Septimus’s contemplation of suicide is therefore a consideration of timelessness and eternity. He can condone the taking of his own life because he views it as an opportunity to take control of his destiny, to move into a realm of timelessness where there is no death:
Septimus’s transition from time to timelessness is finally accomplished when, in a moment of insane panic, he plunges out of his window and onto Mrs Filmer’s railings (p 164).For Rezia this symbolises a plunge into widowhood and the beginning of a new time of her life. Woolf understood that the most dramatic way of entering a character’s consciousness is through time, as it is intimately connected with the ‘moment of being’ and the way that the character understands it emotionally (Richter, p 149). Entering Rezia’s consciousness in this way and rendering time in emotional duration rather than clock time intensifies its impact and heightens the response of the reader. In clock time, the span of that moment of being is measurable in hours, minutes and seconds, but when experienced emotionally the past and future become entwined with the present and make up the ‘now’.
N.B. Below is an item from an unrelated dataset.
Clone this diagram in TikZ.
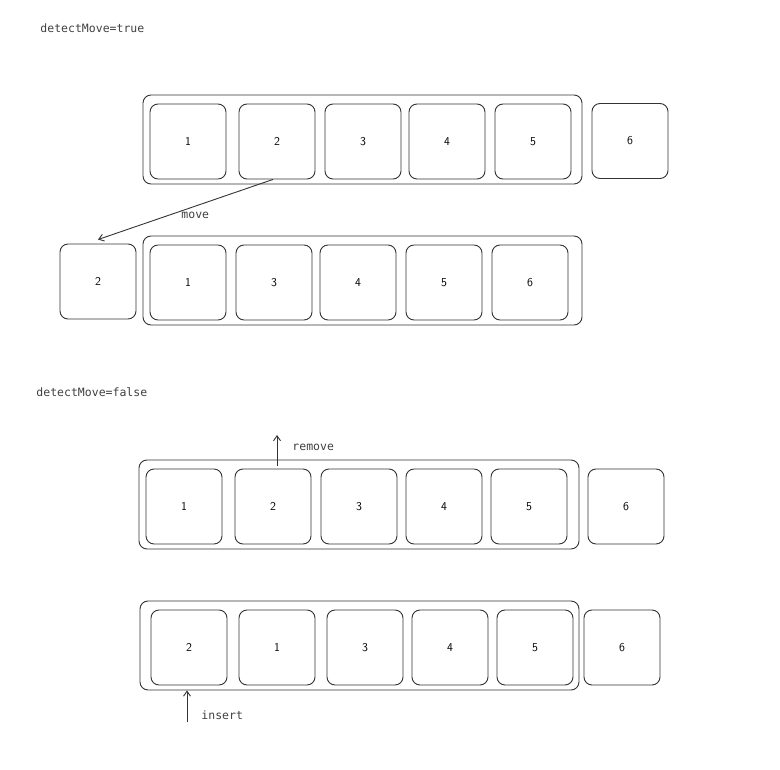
\documentclass[tikz,border=0pt]{standalone}
\usepackage{fontspec}
\setmonofont{DejaVu Sans Mono}
\usetikzlibrary{arrows.meta}
\tikzset{
    cell/.style={draw, rounded corners=8pt, minimum width=76pt, minimum height=75pt, inner sep=0pt, font=\sffamily\fontsize{12}{14}\selectfont},
    frame/.style={draw, rounded corners=8pt, inner sep=0pt},
    note/.style={font=\ttfamily\fontsize{11.5}{13}\selectfont, anchor=west, inner sep=0pt, text=black!75},
    arr/.style={-{Straight Barb[length=5pt,width=7pt]}}
}
\begin{document}
\begin{tikzpicture}[x=1pt, y=-1pt, line width=0.9pt, draw=black!80]
    \useasboundingbox (0,0) rectangle (780,770);
    %% detectMove=true
    \node[note] (ltrue) at (40,28) {detectMove=true};
    \node[frame, minimum width=439pt, minimum height=89pt] (atop) at (362.5,139.5) {};
    \foreach \n/\x in {1/188, 2/277, 3/363, 4/447, 5/533}
        \node[cell] (a\n) at (\x,141.5) {\n};
    \node[cell] (a6) at (630,141) {6};
    \node[cell] (b2) at (98,281.5) {2};
    \node[frame, minimum width=439pt, minimum height=89pt] (btop) at (362.5,280.5) {};
    \foreach \n/\x in {1/188, 3/274, 4/358, 5/444, 6/530}
        \node[cell] (b\n) at (\x,282.5) {\n};
    \draw[arr] ([xshift=-4pt]a2.south) -- ([yshift=4pt]b2.north);
    \node[note] (lmove) at (181,215) {move};
    %% detectMove=false
    \node[note] (lfalse) at (36,392) {detectMove=false};
    \node[frame, minimum width=440pt, minimum height=89pt] (ctop) at (359,504.5) {};
    \foreach \n/\x in {1/184, 2/273, 3/359, 4/444, 5/529}
        \node[cell] (c\n) at (\x,506.5) {\n};
    \node[cell] (c6) at (626,506.5) {6};
    \coordinate (rmtip) at (277,435);
    \draw[arr] (rmtip |- ctop.north) ++(0,6) -- (rmtip);
    \node[note] (lremove) at (292,447) {remove};
    \node[frame, minimum width=439pt, minimum height=89pt] (dtop) at (359.5,645.5) {};
    \foreach \n/\x in {2/189, 1/277, 3/365, 4/450, 5/535}
        \node[cell] (d\n) at (\x,647.5) {\n};
    \node[cell] (d6) at (622,647.5) {6};
    \coordinate (intail) at (187,722);
    \draw[arr] (intail) -- (intail |- dtop.south);
    \node[note] (linsert) at (201,715) {insert};
\end{tikzpicture}
\end{document}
It seemed to her as she drank the sweet stuff that she was opening long windows, stepping out into some garden. But where? The clock was striking – one, two, three: how sensible the sound was; compared with all this thumping and whispering; like Septimus himself(p 165)
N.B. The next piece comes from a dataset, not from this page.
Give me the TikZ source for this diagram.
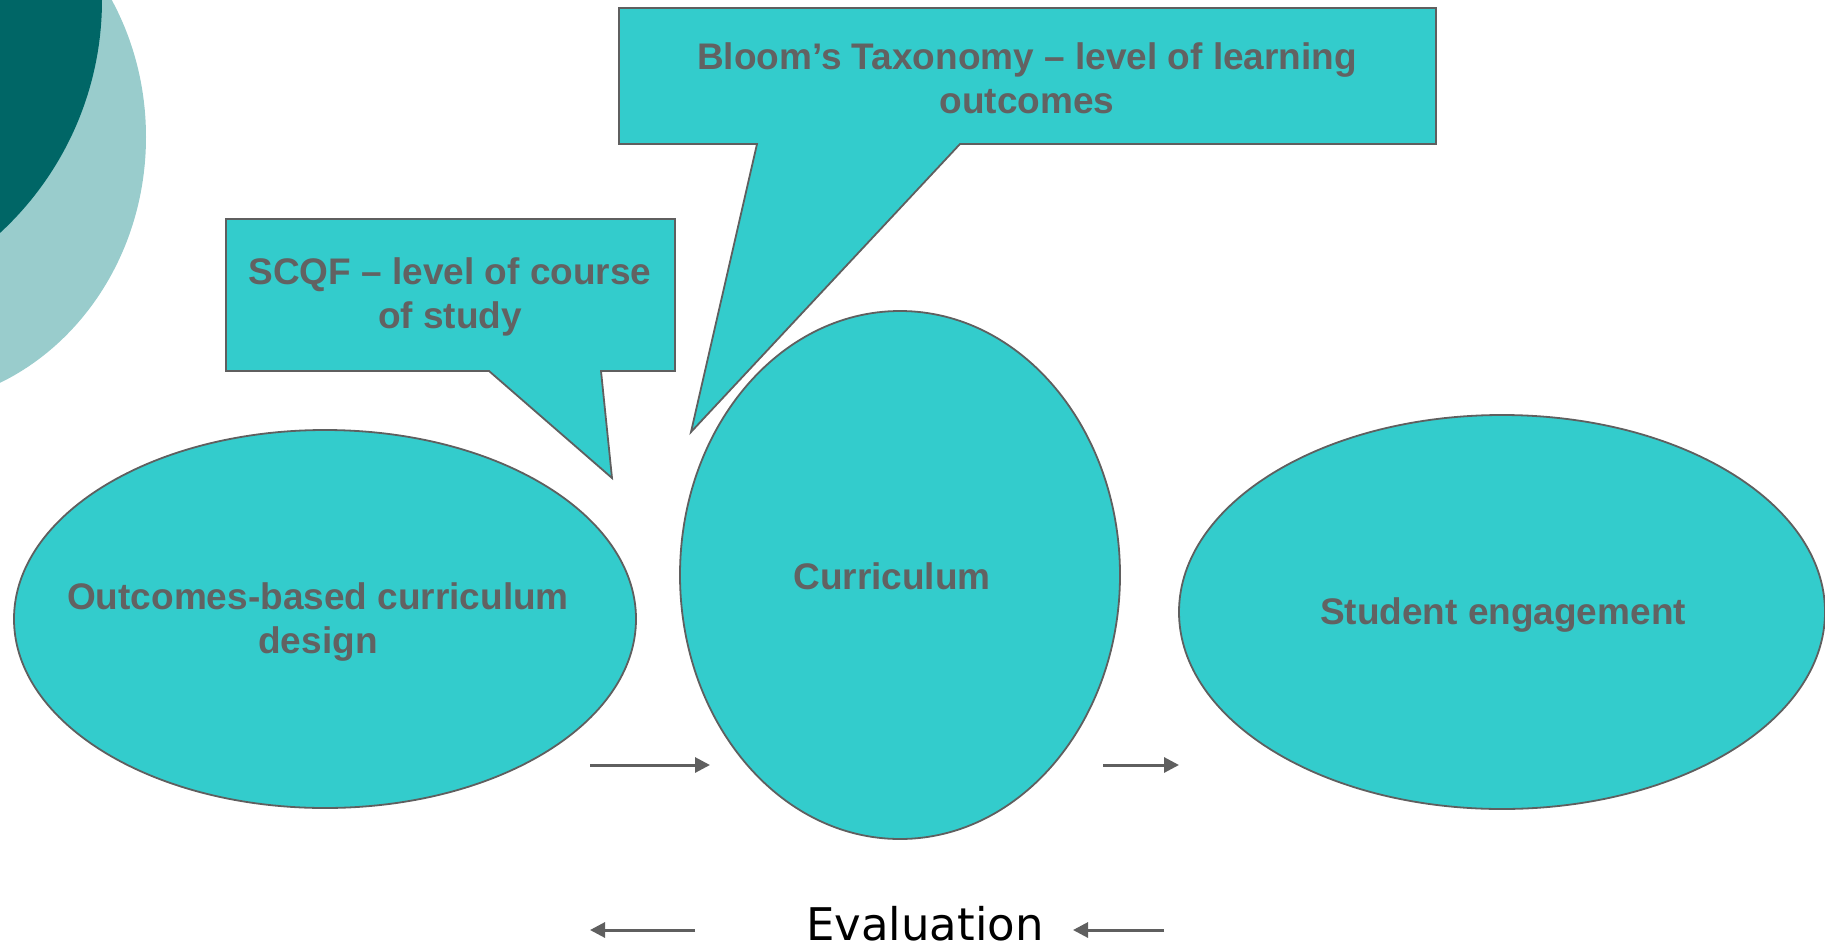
\documentclass[tikz,border=0pt]{standalone}
\usepackage{fontspec}
\setmainfont{Liberation Sans}
\newfontfamily\evalfont{DejaVu Sans}
\usetikzlibrary{shapes.geometric,arrows.meta}
\definecolor{teal1}{HTML}{33CCCC}
\definecolor{edge}{HTML}{5F5F5F}
\definecolor{txt}{HTML}{626262}
\definecolor{darkteal}{HTML}{006666}
\definecolor{lightteal}{HTML}{99CCCC}
\tikzset{
  blob/.style={ellipse, fill=teal1, draw=edge, line width=1.8pt, inner sep=0pt},
  bubble/.style={fill=teal1, draw=edge, line width=1.8pt, line join=miter},
  lbl/.style={font=\fontsize{37}{44}\selectfont\bfseries, text=txt, align=center},
  flow/.style={draw=edge, line width=3pt, -{Triangle[length=15pt,width=15pt]}},
}
\begin{document}
\begin{tikzpicture}[x=1pt,y=-1pt]
\useasboundingbox (0,0) rectangle (1825,945);
% background decoration
\fill[lightteal] (-100,137) ellipse [x radius=246, y radius=269];
\fill[darkteal] (-215,0) circle [radius=317];
% main ellipses
\node[blob, minimum width=622pt, minimum height=378pt] (obe) at (325,619) {};
\node[lbl] (obet) at (318,622) {Outcomes-based curriculum\\design};
\node[blob, minimum width=440pt, minimum height=528pt] (cur) at (900,575) {};
\node[lbl] (curt) at (892,576) {Curriculum};
\node[blob, minimum width=646pt, minimum height=394pt] (stu) at (1502,612) {};
\node[lbl] (stut) at (1503,615) {Student engagement};
% callouts
\draw[bubble] (226,219) -- (675,219) -- (675,371) -- (601,371) -- (612,478) -- (489,371) -- (226,371) -- cycle;
\node[lbl] (scqf) at (450,297) {SCQF -- level of course\\of study};
\draw[bubble] (619,8) -- (1436,8) -- (1436,144) -- (960,144) -- (691,432) -- (757,144) -- (619,144) -- cycle;
\node[lbl] (bloom) at (1027,78) {Bloom’s Taxonomy -- level of learning\\outcomes};
% arrows
\coordinate (a1s) at (590,765); \coordinate (a1e) at (710,765);
\coordinate (a2s) at (1103,765); \coordinate (a2e) at (1179,765);
\coordinate (b1s) at (695,930); \coordinate (b1e) at (590,930);
\coordinate (b2s) at (1164,930); \coordinate (b2e) at (1073,930);
\draw[flow] (a1s) -- (a1e);
\draw[flow] (a2s) -- (a2e);
\draw[flow] (b1s) -- (b1e);
\draw[flow] (b2s) -- (b2e);
\node[font=\evalfont\fontsize{45}{54}\selectfont, anchor=base, inner sep=0pt] (eval) at (925,940) {Evaluation};
\end{tikzpicture}
\end{document}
Just as Septimus had imagined himself as Dante travelling through hell, so too does Clarissa have apocalyptic imaginings which are stirred by the news. Her dress flames and her body burns as, in her imagination, she journeys into the eternal flames. The thud that she imagines in Septimus’s brain mirrors the ticking of a clock and measures out his last moments on earth. The image has a profound psychological affect.
Using a fragmented discourse that reflects the changing society that was post World War 1 Britain, Virginia Woolf involves the past with the present and suggests that time exists in different forms. In the external world it is ordered chronologically and she uses it to portray a vivid impression of London society life in the 1920s. Its passing is marked by the great clocks of Westminster and the leaden circles of Big Ben are a constant reminder to Clarissa of the pulse of life itself. Kinetic time and clock time are therefore inextricably linked. Perhaps more importantly, however, is the suggestion that time also exists in the internal world as a moment of being, which Woolf develops through the medium of interior monologue. The principle characters – Clarissa, Peter, Septimus and Rezia – are defined by their response to time, and, as the novel draws to a close, there is an awareness of the past and present converging. This creates an impression in the reader that they are reading a news report or a ‘fly on the wall’ documentary clearly showing itself to be a modernist work.